Avant de conclure, je souhaite rappeler que les deux programmes 165 et 164 sont constitués à 80 % de dépenses de personnel. Ils reposent sur le savoir-faire, l'expérience et l'engagement des agents. Les difficultés liées à la crise sanitaire ont été surmontées grâce à eux et un soin particulier doit être apporté à leur reconnaissance et à leurs conditions de travail pour conserver cette « richesse humaine ». Mes auditions avec les syndicats ou associations de magistrats et les contributions que j'ai reçues des personnels de greffe m'en ont convaincu.

En conclusion, et malgré les réserves exprimées sur certains points, je vous propose de donner un avis favorable à l'adoption des crédits de ces deux programmes.

M. Jean-Yves Leconte . - Comme vous l'avez évoqué, un rapport récent remis au Premier ministre porte sur la situation des tribunaux administratifs et du contentieux des étrangers.
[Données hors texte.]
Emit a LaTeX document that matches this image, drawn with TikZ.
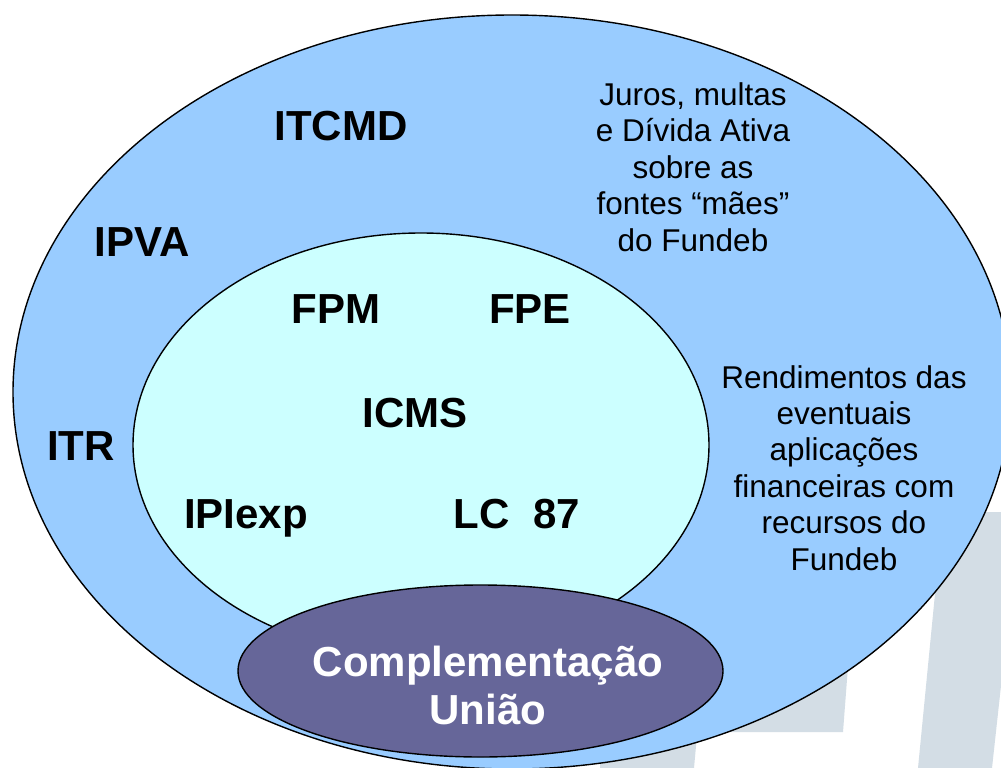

La loi Asile et immigration de 2018 n'a pas favorisé la simplification de ce contentieux. Je suis pour la simplification mais tout dépend de la manière dont elle est mise en oeuvre. Un certain nombre de propositions du rapport soulèvent des problèmes de fond.

En outre, j'émets de sérieux doutes quant au caractère suffisant des moyens alloués à la CNDA au vu du grand nombre de décisions rendues par l'OFPRA. En effet, 85 % d'entre elles donnent lieu à un recours devant la CNDA. Il est important qu'elle puisse agir dans de bonnes conditions et la collégialité en fait partie. Je vous rappelle que le Conseil d'État a suspendu la disposition de l'ordonnance du 13 mai 2020 qui autorisait pendant l'état d'urgence sanitaire le jugement de l'ensemble des affaires de la CNDA par juge unique. Le Sénat avait d'ailleurs averti sur les risques liés à l'élargissement du recours au juge unique en dehors des procédures accélérées.

M. François-Noël Buffet , président. - En l'absence d'autres observations, nous suivons l'avis favorable du rapporteur.

La commission émet un avis favorable à l'adoption des crédits des programme 165 « Conseil d'État et autres juridictions administratives » et 164 « Cour des comptes et autres juridictions financières » de la mission « Conseil et contrôle de l'État ».